■ RAW DATA:

* begin *

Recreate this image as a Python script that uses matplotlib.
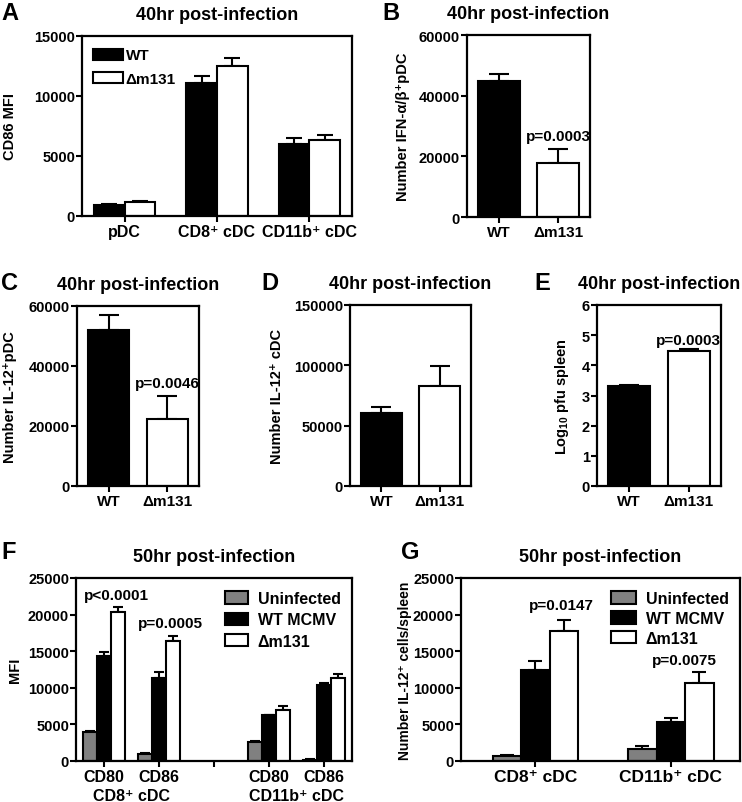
import matplotlib
matplotlib.use("Agg")
import matplotlib.pyplot as plt
from matplotlib.patches import Patch
import numpy as np

plt.rcParams['font.family'] = ['Liberation Sans', 'DejaVu Sans']
plt.rcParams['font.weight'] = 'bold'
plt.rcParams['axes.labelweight'] = 'bold'
plt.rcParams['axes.titleweight'] = 'bold'
plt.rcParams['mathtext.fontset'] = 'custom'
plt.rcParams['mathtext.rm'] = 'Liberation Sans:bold'
plt.rcParams['mathtext.it'] = 'Liberation Sans:bold'
plt.rcParams['mathtext.bf'] = 'Liberation Sans:bold'
plt.rcParams['mathtext.default'] = 'rm'

# ---------------- data ----------------
title40 = "40hr post-infection"
title50 = "50hr post-infection"

# A
a_cats = ["pDC", "CD8⁺ cDC", "CD11b⁺ cDC"]
a_wt = [950, 11050, 6000]
a_wt_err = [80, 650, 500]
a_mut = [1150, 12500, 6300]
a_mut_err = [80, 660, 450]

# B
b_cats = ["WT", "Δm131"]
b_vals = [44800, 17800]
b_err = [2300, 4700]
b_p = "p=0.0003"

# C
c_cats = ["WT", "Δm131"]
c_vals = [52000, 22500]
c_err = [4900, 7500]
c_p = "p=0.0046"

# D
d_cats = ["WT", "Δm131"]
d_vals = [60600, 82700]
d_err = [4700, 17100]

# E
e_cats = ["WT", "Δm131"]
e_vals = [3.33, 4.48]
e_err = [0.03, 0.07]
e_p = "p=0.0003"

# F
f_cats = ["CD80", "CD86", "", "CD80", "CD86"]
f_groups = ["CD8⁺ cDC", "CD11b⁺ cDC"]
f_uninf = [3950, 1000, np.nan, 2650, 180]
f_uninf_err = [120, 80, np.nan, 100, 30]
f_wt = [14400, 11400, np.nan, 6250, 10400]
f_wt_err = [450, 700, np.nan, 100, 300]
f_mut = [20400, 16400, np.nan, 7000, 11300]
f_mut_err = [700, 700, np.nan, 450, 600]
f_p = ["p<0.0001", "p=0.0005"]

# G
g_cats = ["CD8⁺ cDC", "CD11b⁺ cDC"]
g_uninf = [680, 1600]
g_uninf_err = [140, 500]
g_wt = [12500, 5300]
g_wt_err = [1200, 600]
g_mut = [17800, 10600]
g_mut_err = [1500, 1600]
g_p = ["p=0.0147", "p=0.0075"]

series_labels_A = ["WT", "Δm131"]
series_labels_FG = ["Uninfected", "WT MCMV", "Δm131"]
GRAY = "#808080"

W, H = 742, 803
fig = plt.figure(figsize=(W / 100, H / 100), dpi=100)

YT = 10.5
XT = 11.5
PFS = 11


def make_ax(l, r, t, b):
    return fig.add_axes([l / W, 1 - b / H, (r - l) / W, (b - t) / H])


def style(ax, ytick_fs=YT, xtick_fs=XT):
    for s in ax.spines.values():
        s.set_linewidth(1.6)
    ax.tick_params(axis='both', width=1.5, length=4, direction='out')
    ax.tick_params(axis='y', labelsize=ytick_fs, pad=1)
    ax.tick_params(axis='x', labelsize=xtick_fs, pad=2)
    for lab in ax.get_yticklabels() + ax.get_xticklabels():
        lab.set_fontweight('bold')


def ylab(ax, text, center_px, left_px, width_px, fs=10.5):
    ax.set_ylabel(text, fontsize=fs)
    ax.yaxis.label.set_verticalalignment('center')
    ax.yaxis.set_label_coords((center_px - left_px) / width_px, 0.5)


def bars(ax, x, vals, errs, width, color, capsize):
    ax.bar(x, vals, width, color=color, edgecolor='black', linewidth=1.5, zorder=2)
    ax.errorbar(x, vals, yerr=[np.zeros(len(vals)), errs], fmt='none',
                ecolor='black', elinewidth=1.5, capsize=capsize, capthick=1.5, zorder=1)


def letter(x, y, s):
    fig.text(x / W, 1 - y / H, s, fontsize=17, fontweight='bold', va='top', ha='left')


# ---------- A ----------
ax = make_ax(82, 352, 37, 217)
x = np.arange(len(a_cats))
w = 0.33
bars(ax, x - w / 2, a_wt, a_wt_err, w, 'black', 5.5)
bars(ax, x + w / 2, a_mut, a_mut_err, w, 'white', 5.5)
ax.set_xlim(-0.46, 2.46)
ax.set_ylim(0, 15000)
ax.set_yticks([0, 5000, 10000, 15000])
ax.set_xticks(x)
ax.set_xticklabels(a_cats)
ylab(ax, "CD86 MFI", 10, 82, 270)
ax.set_title(title40, fontsize=13, pad=12)
h = [Patch(facecolor='black', edgecolor='black', linewidth=1.5),
     Patch(facecolor='white', edgecolor='black', linewidth=1.5)]
ax.legend(h, series_labels_A, loc='upper left', frameon=False, fontsize=11,
          handlelength=2.0, handleheight=0.75, handletextpad=0.15, labelspacing=0.6,
          borderaxespad=0.3, bbox_to_anchor=(0.0, 0.99))
style(ax)
letter(1, 2, "A")


def two_bar(ax, cats, vals, errs, ymax, yticks, ylabel, box, lab_c, p=None, p_y=None):
    x = np.arange(2)
    bars(ax, x, vals, errs, 0.7, ['black', 'white'], 7.5)
    ax.set_xlim(-0.54, 1.54)
    ax.set_ylim(0, ymax)
    ax.set_yticks(yticks)
    ax.set_xticks(x)
    ax.set_xticklabels(cats)
    ylab(ax, ylabel, lab_c, box[0], box[1] - box[0])
    ax.set_title(title40, fontsize=13, pad=12)
    if p:
        ax.text(1, p_y, p, ha='center', va='bottom', fontsize=PFS, fontweight='bold')
    style(ax, xtick_fs=11)


# ---------- B ----------
box = (467, 590, 36, 218)
ax = make_ax(*box)
two_bar(ax, b_cats, b_vals, b_err, 60000, [0, 20000, 40000, 60000],
        "Number IFN-α/β⁺pDC", box, 403, b_p, 24500)
letter(382, 2, "B")

# ---------- C ----------
box = (77, 199, 307, 487)
ax = make_ax(*box)
two_bar(ax, c_cats, c_vals, c_err, 60000, [0, 20000, 40000, 60000],
        "Number IL-12⁺pDC", box, 10, c_p, 32000)
letter(1, 272, "C")

# ---------- D ----------
box = (350, 471, 306, 487)
ax = make_ax(*box)
two_bar(ax, d_cats, d_vals, d_err, 150000, [0, 50000, 100000, 150000],
        "Number IL-12⁺ cDC", box, 277)
letter(261, 272, "D")

# ---------- E ----------
box = (597, 721, 306, 487)
ax = make_ax(*box)
two_bar(ax, e_cats, e_vals, e_err, 6, [0, 1, 2, 3, 4, 5, 6],
        "Log$_{10}$ pfu spleen", box, 562, e_p, 4.62)
letter(534, 272, "E")

# ---------- F ----------
ax = make_ax(76, 352, 579, 762)
x = np.arange(len(f_cats))
w = 0.26
bars(ax, x - w, f_uninf, f_uninf_err, w, GRAY, 3.5)
bars(ax, x, f_wt, f_wt_err, w, 'black', 3.5)
bars(ax, x + w, f_mut, f_mut_err, w, 'white', 3.5)
ax.set_xlim(-0.51, 4.51)
ax.set_ylim(0, 25000)
ax.set_yticks([0, 5000, 10000, 15000, 20000, 25000])
ax.set_xticks(x)
ax.set_xticklabels(f_cats)
ylab(ax, "MFI", 15, 76, 276)
ax.set_title(title50, fontsize=13, pad=12)
for gx, gl in zip([0.5, 3.5], f_groups):
    ax.text(gx, -0.213, gl, transform=ax.get_xaxis_transform(), ha='center', va='baseline',
            fontsize=11.5, fontweight='bold')
ax.text(0.22, 21700, f_p[0], ha='center', va='bottom', fontsize=PFS, fontweight='bold')
ax.text(1.2, 17900, f_p[1], ha='center', va='bottom', fontsize=PFS, fontweight='bold')
hf = [Patch(facecolor=GRAY, edgecolor='black', linewidth=1.5),
      Patch(facecolor='black', edgecolor='black', linewidth=1.5),
      Patch(facecolor='white', edgecolor='black', linewidth=1.5)]
ax.legend(hf, series_labels_FG, loc='upper right', frameon=False, fontsize=11.5,
          handlelength=1.45, handleheight=0.8, handletextpad=0.6, labelspacing=0.4,
          borderaxespad=0.3, bbox_to_anchor=(1.0, 0.99))
style(ax)
letter(1, 541, "F")

# ---------- G ----------
ax = make_ax(461, 740, 579, 762)
x = np.arange(len(g_cats))
w = 0.21
bars(ax, x - w, g_uninf, g_uninf_err, w, GRAY, 5.0)
bars(ax, x, g_wt, g_wt_err, w, 'black', 5.0)
bars(ax, x + w, g_mut, g_mut_err, w, 'white', 5.0)
ax.set_xlim(-0.55, 1.51)
ax.set_ylim(0, 25000)
ax.set_yticks([0, 5000, 10000, 15000, 20000, 25000])
ax.set_xticks(x)
ax.set_xticklabels(g_cats)
ylab(ax, "Number IL-12⁺ cells/spleen", 405, 461, 279, fs=10)
ax.set_title(title50, fontsize=13, pad=12)
ax.text(0.19, 20400, g_p[0], ha='center', va='bottom', fontsize=PFS, fontweight='bold')
ax.text(1.10, 12900, g_p[1], ha='center', va='bottom', fontsize=PFS, fontweight='bold')
ax.legend(hf, series_labels_FG, loc='upper right', frameon=False, fontsize=11.5,
          handlelength=1.6, handleheight=0.85, handletextpad=0.6, labelspacing=0.3,
          borderaxespad=0.3, bbox_to_anchor=(1.0, 0.99))
style(ax, xtick_fs=12.5)
letter(401, 541, "G")

fig.savefig("out.png", dpi=100)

* end *

■ JOB:
Starting with the first line of the data above and ending with the line containing "import numpy as np", please restate every line exactly, leaving images out.

■ THE RESPONSE:
Recreate this image as a Python script that uses matplotlib.
import matplotlib
matplotlib.use("Agg")
import matplotlib.pyplot as plt
from matplotlib.patches import Patch
import numpy as np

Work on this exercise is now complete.